L’appello alla riconciliazione nazionale lanciato da Béji Caïd Essebsi il 20 marzo, in occasione della festa d’’Indipendenza, era atteso, ma allo stesso tempo ha suscitato delle remore tra coloro che temono che tale riconciliazione aggiri il processo di giustizia transizionale in corso, enunciato dall’art. 148 della Costituzione.

Dal momento della sua investitura, il 31 dicembre 2014, il presidente ha preso il controllo della situazione dichiarando che “la Tunisia ha bisogno di tutti i suoi figli” e che “non c’è futuro senza riconciliazione nazionale”. Ha, inoltre, insistito sull’importanza di quest’ultima, “affinché la giustizia transizionale non diventi una giustizia vendicativa. Si tratterebbe di un rancore che il Paese non può sopportare”. Un modo per dire che è tempo di chiudere questa fase che blocca l’amministrazione e le istituzioni pubbliche, scottate dalle purghe spettacolari effettuate nei ministeri dell’Interno e della Giustizia, rispettivamente da Farhat Rajhi (nel febbraio del 2011) e Noureddine Bhiri (nel maggio del 2011).

Dalla caduta di Ben Ali, l’esclusione dei vecchi alti dignitari non è mai stata effettiva. Tutti i progetti di legge che andavano in questa direzione sono morti. I risultati del Ministero consacrato alla giustizia transizionale nel 2012 non sono stati all’altezza delle aspettative. Allo stesso tempo, la Commissione Nazionale d’Inchiesta e la Commissione Nazionale di lotta contro la corruzione – incaricate subito dopo la rivoluzione di raccogliere elementi sugli abusi passati, che vanno dalla tortura fino alla corruzione, al fine di stabilire la verità e di riconoscere alle vittime i loro diritti – hanno fatto fiasco.

Ma l’iniziativa di Béji CaÏd Essebsi mira a prendere due piccioni con una fava: ristabilendo la fiducia ed evitando l’esclusione, rimetterebbe il paese a lavoro, rimpinguando allo stesso tempo le casse dello Stato.
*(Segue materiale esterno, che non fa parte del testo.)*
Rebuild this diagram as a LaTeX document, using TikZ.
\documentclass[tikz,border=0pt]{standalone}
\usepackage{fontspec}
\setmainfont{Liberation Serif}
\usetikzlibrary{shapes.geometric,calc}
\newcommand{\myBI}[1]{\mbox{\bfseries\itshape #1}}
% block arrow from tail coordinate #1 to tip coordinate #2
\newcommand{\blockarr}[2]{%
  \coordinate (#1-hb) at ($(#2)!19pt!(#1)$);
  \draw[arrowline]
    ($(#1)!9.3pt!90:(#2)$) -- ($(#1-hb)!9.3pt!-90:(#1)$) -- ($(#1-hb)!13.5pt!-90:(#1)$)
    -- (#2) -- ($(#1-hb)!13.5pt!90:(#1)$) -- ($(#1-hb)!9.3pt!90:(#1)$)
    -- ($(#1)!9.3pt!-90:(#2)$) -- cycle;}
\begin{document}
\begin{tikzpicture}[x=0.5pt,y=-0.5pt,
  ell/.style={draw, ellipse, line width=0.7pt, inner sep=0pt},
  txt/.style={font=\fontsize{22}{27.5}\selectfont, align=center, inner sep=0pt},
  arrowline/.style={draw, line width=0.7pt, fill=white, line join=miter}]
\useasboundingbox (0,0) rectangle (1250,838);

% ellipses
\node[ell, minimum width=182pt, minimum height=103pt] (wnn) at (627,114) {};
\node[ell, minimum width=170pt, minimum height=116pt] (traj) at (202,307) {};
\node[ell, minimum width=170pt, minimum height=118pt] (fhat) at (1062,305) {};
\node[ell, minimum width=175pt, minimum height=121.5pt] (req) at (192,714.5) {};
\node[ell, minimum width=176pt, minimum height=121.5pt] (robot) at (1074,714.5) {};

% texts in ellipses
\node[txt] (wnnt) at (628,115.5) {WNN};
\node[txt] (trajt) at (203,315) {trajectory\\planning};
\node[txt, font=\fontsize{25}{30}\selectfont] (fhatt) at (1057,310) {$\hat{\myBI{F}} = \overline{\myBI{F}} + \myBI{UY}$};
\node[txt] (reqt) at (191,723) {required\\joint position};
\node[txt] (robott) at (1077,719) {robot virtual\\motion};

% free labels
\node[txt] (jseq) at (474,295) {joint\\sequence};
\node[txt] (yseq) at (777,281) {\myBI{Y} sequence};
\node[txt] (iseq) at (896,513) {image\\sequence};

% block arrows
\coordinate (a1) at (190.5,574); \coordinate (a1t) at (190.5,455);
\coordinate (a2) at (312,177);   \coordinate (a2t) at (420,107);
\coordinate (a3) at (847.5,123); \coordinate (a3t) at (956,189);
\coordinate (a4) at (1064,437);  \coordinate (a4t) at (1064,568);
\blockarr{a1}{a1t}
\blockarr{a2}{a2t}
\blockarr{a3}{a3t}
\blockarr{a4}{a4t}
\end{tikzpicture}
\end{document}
Il ministro della Giustizia, Mohamed Salah Ben Aïssa, assicura che il progetto mira principalmente ai casi di corruzione finanziaria ed economica, conformandosi alla legge organica n. 2013-53 del 24 dicembre del 2013 relativa all’istaurazione della giustizia transizionale. In pratica, secondo la procedura menzionata dal Ministro, gli uomini d’affari saranno chiamati a denunciarsi presso la Commissione Verità e Dignità (IDV), incaricato dell’arbitraggio e della conciliazione. Una transazione definitiva e vincolante potrebbe allora, con l’avvallo dello Stato, chiudere i dossier, a condizione che gli interessati non abbiano nascosto nulla.

Una legge di amnistia generale distinguerebbe tra le differenti categorie: membri del governo, responsabili di imprese pubbliche, banchieri, giornalisti e uomini d’affari. Il clan Ben Ali, così come i crimini di sangue e tortura non sarebbero comunque assolti. “ Coloro che verranno esclusi dalla legge d’amnistia, continuano a far riferimento alla giustizia transazionale,” assicura un ex ministro coperto dall’anonimato. La riconciliazione nazionale potrebbe quindi mettere tutti d’accordo, dal momento che, tra le altre cose, sdoganerebbe la troika, al potere tra la fine del 2011 e l’inizio del 2014, per il suo cattivo governo. Un’eventuale legge d’amnistia ha quindi tutte le chance per essere adottata, visto anche che Nidaa Tounes e Ennahda, che appoggiano il progetto di riconciliazione nazionale, hanno 155 deputati su 217.

“In che cosa consisterà una legge d’amnistia?” – domanda il giurista Ghazi Ghrairi. “Una modifica delle leggi esistenti o una legge di smembramento parziale del dispositivo dell’IDV? Il discorso su questa iniziativa non è preciso, ma sarà senza dubbio il rapporto delle forze politiche che costituirà l’elemento determinante.”

Frida Dahmani è un giornalista freelance tunisina.